Data to use:
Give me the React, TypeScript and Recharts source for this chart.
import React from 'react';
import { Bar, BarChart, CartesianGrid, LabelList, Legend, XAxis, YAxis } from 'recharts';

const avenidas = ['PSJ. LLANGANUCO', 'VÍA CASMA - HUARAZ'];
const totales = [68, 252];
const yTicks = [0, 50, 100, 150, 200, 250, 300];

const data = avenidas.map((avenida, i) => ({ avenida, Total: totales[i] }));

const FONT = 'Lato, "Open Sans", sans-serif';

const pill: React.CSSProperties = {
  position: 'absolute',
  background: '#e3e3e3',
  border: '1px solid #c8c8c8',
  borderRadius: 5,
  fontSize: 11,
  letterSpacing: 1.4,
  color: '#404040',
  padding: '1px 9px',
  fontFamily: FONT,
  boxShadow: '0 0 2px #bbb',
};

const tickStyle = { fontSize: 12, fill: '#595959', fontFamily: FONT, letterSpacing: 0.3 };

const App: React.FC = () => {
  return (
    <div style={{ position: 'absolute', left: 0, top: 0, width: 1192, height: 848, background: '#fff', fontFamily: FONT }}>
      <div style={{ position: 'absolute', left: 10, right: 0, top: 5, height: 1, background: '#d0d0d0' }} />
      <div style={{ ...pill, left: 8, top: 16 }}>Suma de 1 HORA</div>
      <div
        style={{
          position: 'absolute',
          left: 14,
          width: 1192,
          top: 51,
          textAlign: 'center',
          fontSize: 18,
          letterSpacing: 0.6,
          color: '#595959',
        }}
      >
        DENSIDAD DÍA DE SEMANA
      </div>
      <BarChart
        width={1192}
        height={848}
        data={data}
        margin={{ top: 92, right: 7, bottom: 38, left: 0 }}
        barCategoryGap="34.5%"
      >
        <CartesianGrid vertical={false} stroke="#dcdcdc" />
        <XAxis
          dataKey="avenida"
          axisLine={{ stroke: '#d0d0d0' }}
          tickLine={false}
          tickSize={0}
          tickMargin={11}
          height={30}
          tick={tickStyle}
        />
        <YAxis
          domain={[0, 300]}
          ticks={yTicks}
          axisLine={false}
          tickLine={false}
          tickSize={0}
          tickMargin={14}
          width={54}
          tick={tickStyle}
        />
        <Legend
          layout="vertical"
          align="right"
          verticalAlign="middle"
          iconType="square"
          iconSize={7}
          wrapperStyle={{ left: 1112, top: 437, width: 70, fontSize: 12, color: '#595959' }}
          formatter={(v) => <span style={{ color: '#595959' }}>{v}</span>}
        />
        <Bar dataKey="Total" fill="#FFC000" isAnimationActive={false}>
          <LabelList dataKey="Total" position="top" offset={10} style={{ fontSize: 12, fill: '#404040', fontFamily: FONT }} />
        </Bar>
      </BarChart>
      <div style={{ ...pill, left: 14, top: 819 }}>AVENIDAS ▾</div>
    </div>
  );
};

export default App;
==
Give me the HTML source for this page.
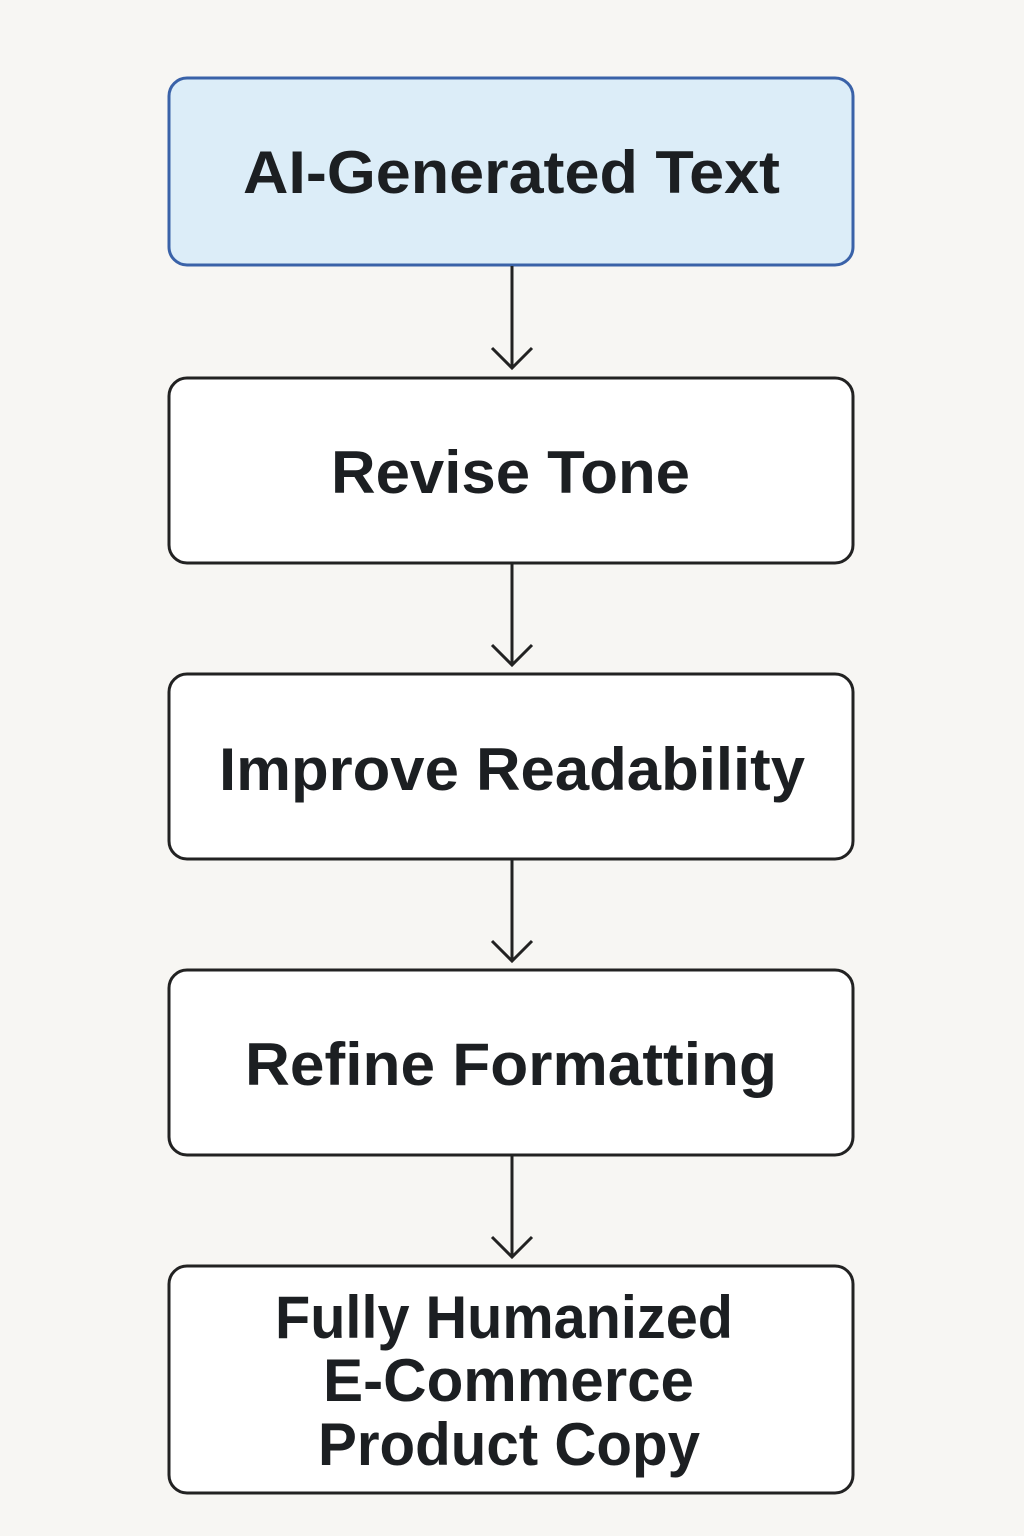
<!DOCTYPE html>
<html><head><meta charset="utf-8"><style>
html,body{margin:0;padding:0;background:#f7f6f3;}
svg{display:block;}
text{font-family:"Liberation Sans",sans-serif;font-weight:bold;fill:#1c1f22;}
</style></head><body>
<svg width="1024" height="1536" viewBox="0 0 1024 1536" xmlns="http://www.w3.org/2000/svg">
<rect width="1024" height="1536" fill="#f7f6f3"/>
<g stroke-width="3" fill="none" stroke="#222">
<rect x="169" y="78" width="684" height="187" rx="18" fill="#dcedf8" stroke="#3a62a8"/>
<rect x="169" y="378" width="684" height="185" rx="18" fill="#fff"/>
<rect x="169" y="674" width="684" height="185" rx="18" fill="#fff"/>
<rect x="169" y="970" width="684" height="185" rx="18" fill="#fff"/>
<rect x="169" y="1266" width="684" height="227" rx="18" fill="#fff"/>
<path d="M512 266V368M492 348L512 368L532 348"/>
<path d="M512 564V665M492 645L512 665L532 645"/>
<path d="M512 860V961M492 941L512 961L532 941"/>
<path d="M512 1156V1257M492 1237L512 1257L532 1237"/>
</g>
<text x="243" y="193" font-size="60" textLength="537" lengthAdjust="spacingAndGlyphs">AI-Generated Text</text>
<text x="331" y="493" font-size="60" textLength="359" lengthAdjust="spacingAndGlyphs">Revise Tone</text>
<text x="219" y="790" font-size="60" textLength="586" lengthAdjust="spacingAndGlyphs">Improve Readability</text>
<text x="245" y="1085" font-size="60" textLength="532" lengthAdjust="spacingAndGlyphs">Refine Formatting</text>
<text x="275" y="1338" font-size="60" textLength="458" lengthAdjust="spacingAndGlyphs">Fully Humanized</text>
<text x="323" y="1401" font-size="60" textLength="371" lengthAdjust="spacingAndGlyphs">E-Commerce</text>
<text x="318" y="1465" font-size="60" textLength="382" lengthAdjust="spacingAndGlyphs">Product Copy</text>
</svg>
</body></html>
==
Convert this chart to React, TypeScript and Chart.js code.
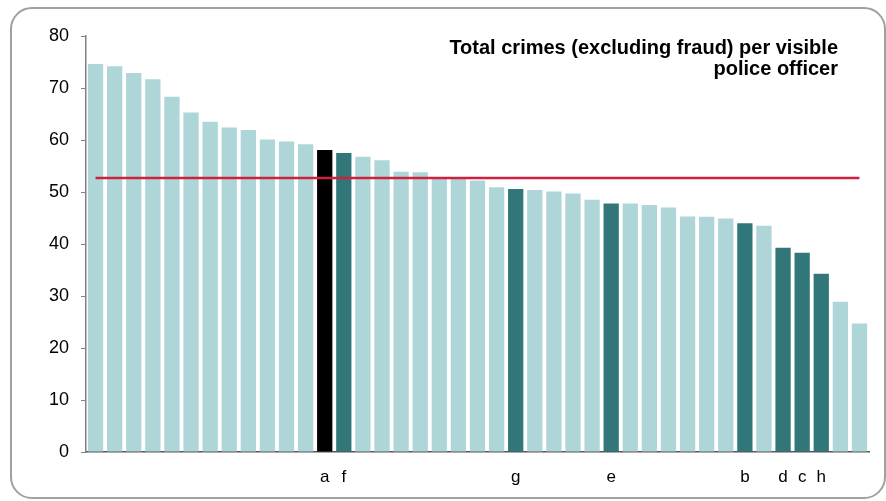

Description of the task: Extract, word for word, the line containing "Give me the React, TypeScript", the line containing "FONT, letterSpacing: 0.3", and every line between them.

Result for this exercise:
Give me the React, TypeScript and Recharts source for this chart.
import React from 'react';
import { Bar, BarChart, CartesianGrid, LabelList, Legend, XAxis, YAxis } from 'recharts';

const avenidas = ['PSJ. LLANGANUCO', 'VÍA CASMA - HUARAZ'];
const totales = [68, 252];
const yTicks = [0, 50, 100, 150, 200, 250, 300];

const data = avenidas.map((avenida, i) => ({ avenida, Total: totales[i] }));

const FONT = 'Lato, "Open Sans", sans-serif';

const pill: React.CSSProperties = {
  position: 'absolute',
  background: '#e3e3e3',
  border: '1px solid #c8c8c8',
  borderRadius: 5,
  fontSize: 11,
  letterSpacing: 1.4,
  color: '#404040',
  padding: '1px 9px',
  fontFamily: FONT,
  boxShadow: '0 0 2px #bbb',
};

const tickStyle = { fontSize: 12, fill: '#595959', fontFamily: FONT, letterSpacing: 0.3 };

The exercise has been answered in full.